Ray provides a simple and easy-to-use distributed API, flexible scheduling and other capabilities, so that Ant Ray Serving and its users can quickly build a distributed application on this basis, and provide reliable services. Up to now, 5 different usage scenarios have been supported within Ant and Alibaba. Ant Ray Serving has reached a scale of 60,000 cores and 5,000 nodes, and has participated in many years of Double Eleven, Double Twelve, and Chineses New Year’s promotion scenarios.

In this article, we will introduce how Ant's Ray Serving team designed this framework, what work has been done to make it highly available and easy to expand, and its relationship with Ray Serve.

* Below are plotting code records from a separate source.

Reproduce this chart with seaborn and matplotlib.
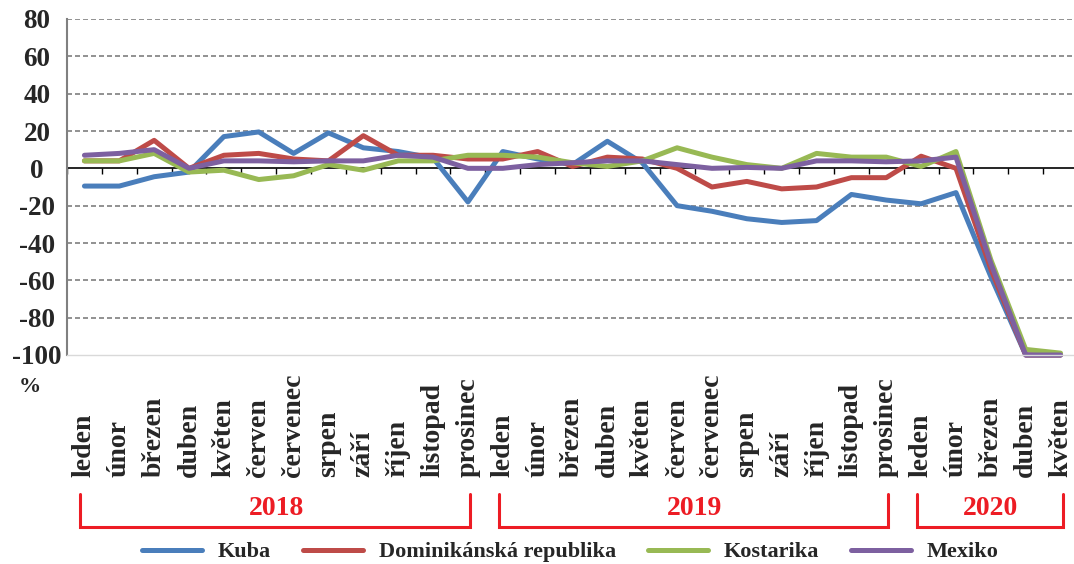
import matplotlib
matplotlib.use('Agg')
import matplotlib.pyplot as plt
import matplotlib.transforms as mtransforms
import numpy as np
import pandas as pd
import seaborn as sns

# ====================== DATA ======================
mesice = ['leden', 'únor', 'březen', 'duben', 'květen', 'červen',
          'červenec', 'srpen', 'září', 'říjen', 'listopad', 'prosinec']
popisky = mesice + mesice + mesice[:5]

roky = ['2018', '2019', '2020']
rok_od = [0, 12, 24]
rok_do = [11, 23, 28]

zeme = ['Kuba', 'Dominikánská republika', 'Kostarika', 'Mexiko']
barvy = ['#4a7ebb', '#be4b48', '#98b954', '#7d60a0']

kuba = [-9.5, -9.5, -4.5, -2, 17, 19.5, 8, 19, 11, 9, 5.5, -18,
        9, 5, 2, 14.5, 3, -20, -23, -27, -29, -28, -14, -17,
        -19, -13, -58, -100, -100]
dom = [4, 4, 15, 0, 7, 8, 5, 4, 17.5, 7, 7, 5,
       5, 9, 1, 6, 5, 0, -10, -7, -11, -10, -5, -5,
       6.5, 0, -54, -100, -100]
kosta = [4, 4, 8, -2, -1, -6, -4, 2, -1, 4, 4, 7,
         7, 6, 3, 1, 4, 11, 6, 2, 0, 8, 6, 6,
         1, 9, -49, -97, -99]
mexiko = [7, 8, 10, 0, 4, 4, 3.5, 4, 4, 7, 6, 0,
          0, 2, 3, 4, 4, 2, 0, 0.5, 0, 4, 4, 3.5,
          4, 6, -51, -100, -100]

df = pd.DataFrame({
    'zeme': np.repeat(zeme, len(popisky)),
    'poradi': np.tile(np.arange(len(popisky)), len(zeme)),
    'hodnota': kuba + dom + kosta + mexiko,
})

# ====================== STYLE ======================
sns.set_style('white')
plt.rcParams['font.family'] = ['Liberation Serif', 'DejaVu Serif']
plt.rcParams['font.weight'] = 'bold'
plt.rcParams['axes.unicode_minus'] = False

fig = plt.figure(figsize=(10.74, 5.64), dpi=100)
ax = fig.add_axes([67 / 1074, 1 - 355 / 564, 1011 / 1074, 336 / 564])

sns.lineplot(data=df, x='poradi', y='hodnota', hue='zeme', hue_order=zeme,
             palette=dict(zip(zeme, barvy)), linewidth=3.6, legend=False,
             ax=ax, clip_on=False)
handles = list(ax.lines[:len(zeme)])

# grid (dashed), zero line with small ticks
for v in range(-80, 81, 20):
    if v != 0:
        ax.axhline(v, color='#7f7f7f', lw=1.2, ls=(0, (3, 1.8)), zorder=0)
ax.axhline(0, color='black', lw=1.2, zorder=1)
ax.vlines(np.arange(-0.5, len(popisky)), -3.2, 0, color='black', lw=1, zorder=1)

for s in ['top', 'right']:
    ax.spines[s].set_visible(False)
ax.spines['left'].set_color('#808080')
ax.spines['left'].set_linewidth(1.5)
ax.spines['bottom'].set_color('#d9d9d9')
ax.spines['bottom'].set_linewidth(1)

# axes ticks
ax.set_xlim(-0.5, len(popisky) - 0.5)
ax.set_ylim(-100, 80)
ax.set_yticks(range(-100, 81, 20))
ax.tick_params(axis='y', length=0, pad=21.6, labelsize=19.5)
for lab in ax.get_yticklabels():
    lab.set_ha('center')
    lab.set_fontweight('bold')

ax.set_xticks(np.arange(len(popisky)))
ax.set_xticks(np.arange(-0.5, len(popisky)), minor=True)
ax.tick_params(axis='x', which='major', length=0, pad=88)
ax.tick_params(axis='x', which='minor', length=88, width=1, color='#d9d9d9', direction='out')
ax.set_xticklabels(popisky, rotation=90, va='bottom', ha='center',
                   fontsize=20, fontweight='bold')
ax.set_xlabel('')
ax.set_ylabel('')

ax.text(30 / 1074, 1 - 387 / 564, '%', transform=fig.transFigure,
        ha='center', va='center', fontsize=16, fontweight='bold')

# year brackets
trans = mtransforms.blended_transform_factory(ax.transData, ax.transAxes)
y_top, y_bot, y_txt = -0.413, -0.511, -0.458
for rok, od, do in zip(roky, rok_od, rok_do):
    x0, x1 = od - 0.12, do + 0.06
    ax.plot([x0, x0, x1, x1], [y_top, y_bot, y_bot, y_top], transform=trans,
            clip_on=False, color='#ed1c24', lw=2.2, solid_joinstyle='miter')
    ax.text((od + do) / 2, y_txt, rok, transform=trans, ha='center', va='center',
            color='#ed1c24', fontsize=20, fontweight='bold')

fig.legend(handles, zeme, loc='center', bbox_to_anchor=(0.531, 0.021), ncol=4,
           frameon=False, prop={'weight': 'bold', 'size': 16},
           handlelength=2.7, handletextpad=0.7, columnspacing=1.45)

fig.savefig('out.png', dpi=100)
plt.close(fig)
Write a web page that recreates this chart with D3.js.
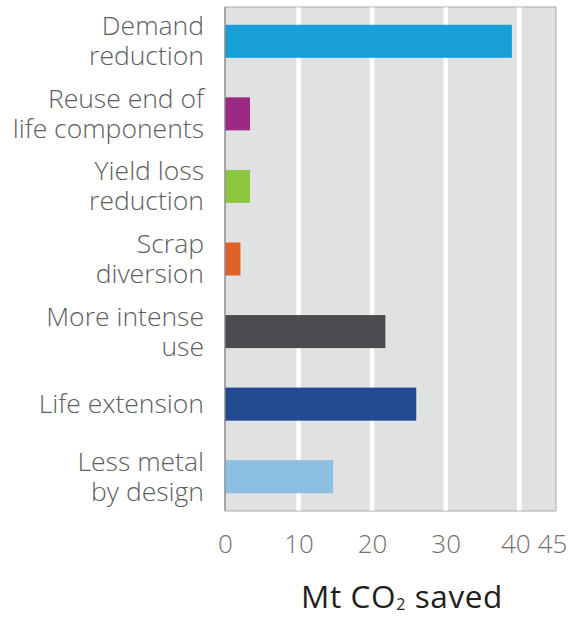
<!DOCTYPE html>
<html>
<head>
<meta charset="utf-8">
<script src="https://cdn.jsdelivr.net/npm/d3@7"></script>
<style>
  html, body { margin: 0; padding: 0; background: #fff; }
  svg { display: block; }
  text { font-family: "Open Sans", "Noto Sans", sans-serif; }
</style>
</head>
<body>
<div id="chart"></div>
<script>
// Emission savings by strategy (Mt CO2)
const categories = [
  ["Demand", "reduction"],
  ["Reuse end of", "life components"],
  ["Yield loss", "reduction"],
  ["Scrap", "diversion"],
  ["More intense", "use"],
  ["Life extension"],
  ["Less metal", "by design"]
];
const values = [39.0, 3.4, 3.4, 2.1, 21.8, 26.0, 14.7];
const colors = ["#199fd8", "#9b2a85", "#8cc63f", "#e0622b", "#4b4c50", "#234a91", "#8dbfe2"];
const tickValues = [0, 10, 20, 30, 40, 45];
const gridValues = [10, 20, 30, 40];
const axisTitle = "Mt CO";
const axisTitleSub = "2";
const axisTitleEnd = " saved";

const W = 573, H = 617;
const plot = { left: 225, right: 556, top: 7, bottom: 511 };

const svg = d3.select("#chart").append("svg")
  .attr("width", W).attr("height", H);

const x = d3.scaleLinear().domain([0, 45]).range([plot.left, plot.right]);
const y = d3.scaleBand()
  .domain(d3.range(categories.length))
  .range([plot.top - 2, plot.bottom + 2])
  .paddingInner(0.545)
  .paddingOuter(0.2725);

// Plot background
svg.append("rect")
  .attr("x", x(0)).attr("y", plot.top)
  .attr("width", x(45) - x(0)).attr("height", plot.bottom - plot.top)
  .attr("fill", "#e0e1e1")
  .attr("stroke", "#a9aaab").attr("stroke-width", 1);

// White vertical gridlines
svg.append("g").selectAll("line")
  .data(gridValues).join("line")
  .attr("x1", d => x(d)).attr("x2", d => x(d))
  .attr("y1", plot.top + 0.5).attr("y2", plot.bottom - 0.5)
  .attr("stroke", "#fff").attr("stroke-width", 4.5);

// Bars
svg.append("g").selectAll("rect")
  .data(values).join("rect")
  .attr("x", x(0))
  .attr("y", (d, i) => y(i))
  .attr("width", d => x(d) - x(0))
  .attr("height", y.bandwidth())
  .attr("fill", (d, i) => colors[i]);

// Left axis line
svg.append("line")
  .attr("x1", x(0)).attr("x2", x(0))
  .attr("y1", plot.top).attr("y2", plot.bottom)
  .attr("stroke", "#8a8b8c").attr("stroke-width", 1.2);

// Category labels
const lineH = 30;
const labels = svg.append("g").selectAll("text")
  .data(categories).join("text")
  .attr("text-anchor", "end")
  .attr("fill", "#5d5e60")
  .attr("font-size", 26.5)
  .attr("font-weight", 300)
  .attr("y", (d, i) => y(i) + y.bandwidth() / 2);
labels.selectAll("tspan")
  .data(d => d.map((t, k) => ({ t, k, n: d.length })))
  .join("tspan")
  .attr("x", 204)
  .attr("dy", (d) => d.k === 0 ? ((-(d.n - 1) / 2) * lineH + 9) : lineH)
  .text(d => d.t);

// X axis tick labels (the two rightmost sit slightly left of their ticks)
const tickShift = { 40: -4, 45: -4 };
const xAxis = d3.axisBottom(x).tickValues(tickValues).tickSize(0).tickPadding(0);
const gx = svg.append("g").attr("transform", `translate(0, ${plot.bottom})`).call(xAxis);
gx.select(".domain").remove();
gx.selectAll("text")
  .attr("x", d => tickShift[d] || 0)
  .attr("y", 0).attr("dy", 42)
  .attr("font-size", 26)
  .attr("font-weight", 300)
  .attr("fill", "#707173")
  .attr("font-family", "\"Open Sans\", sans-serif");

// Axis title
const title = svg.append("text")
  .attr("x", 402)
  .attr("y", 608)
  .attr("text-anchor", "middle")
  .attr("font-size", 31.5)
  .attr("letter-spacing", 0.6)
  .attr("fill", "#231f20");
title.append("tspan").text(axisTitle);
title.append("tspan").attr("font-size", 16).attr("dy", 2).text(axisTitleSub);
title.append("tspan").attr("dy", -2).text(axisTitleEnd);
</script>
</body>
</html>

First Use Case: Online Distributed Computation

Let us first introduce the first problem we encountered. In 2018 or so, our colleagues in the Ant payment department encountered some computational problems. They developed a system to calculate the indicators and strategies for payment institutions which need to run as online services to support bank card payment transaction flow. When more and more payment institutions and banks became connected, a scaling problem arose.  Specifically, they found that the performance of a single server could no longer complete all computing tasks in time. The logic and dependence of the strategy logic itself is complicated, and the cost of reconstruction is also very large when doing distributed transformation.

The following is a simplified pseudo-code of a typical strategy. The calculation is usually divided into three layers. Each layer has a for loop to split the calculation task into more  granular tasks. It then merges the split task results with post-processing to generate the final result.

public class Strategy {

  public void calc(long time, Map banksAndIndicator){
    for(Entry e : banksAndIndicator.entrySet()){
       String bank = e.getKey();
       for(String indicator : e.getValues()){
         calcIndicator(time, bank, indicator);
    // do all banks & indicators' data calculation

  public void calcIndicator(long time,
                           String bank,
                           List indicators){
    for(String indicator : indicators){
      calcBankIndicators(time, bank, indicator);
    // do indicators' data calculation

  public void calcBankIndicators(long time,
                                    String bank,
    // do bank data calculation

Our goal was to help colleagues in the payment department design a new system that can distribute these computing tasks at a relatively low cost and solve the single machine bottleneck. When we discovered Ray, we thought that Ray was a very suitable computing framework to solve this problem.

Why Ray? 

With Ray, computing tasks can be easily expanded from the original single-machine serial execution to distributed asynchronous execution. Ray's Remote API makes it possible to submit tasks to the computing cluster, dynamically split tasks into more fine-grained computing tasks, execute them in parallel, and collect calculation results asynchronously. Thanks to Ray's very simple and easy-to-use API, users only need to make some fairly simple changes to refactor their code in a distributed manner.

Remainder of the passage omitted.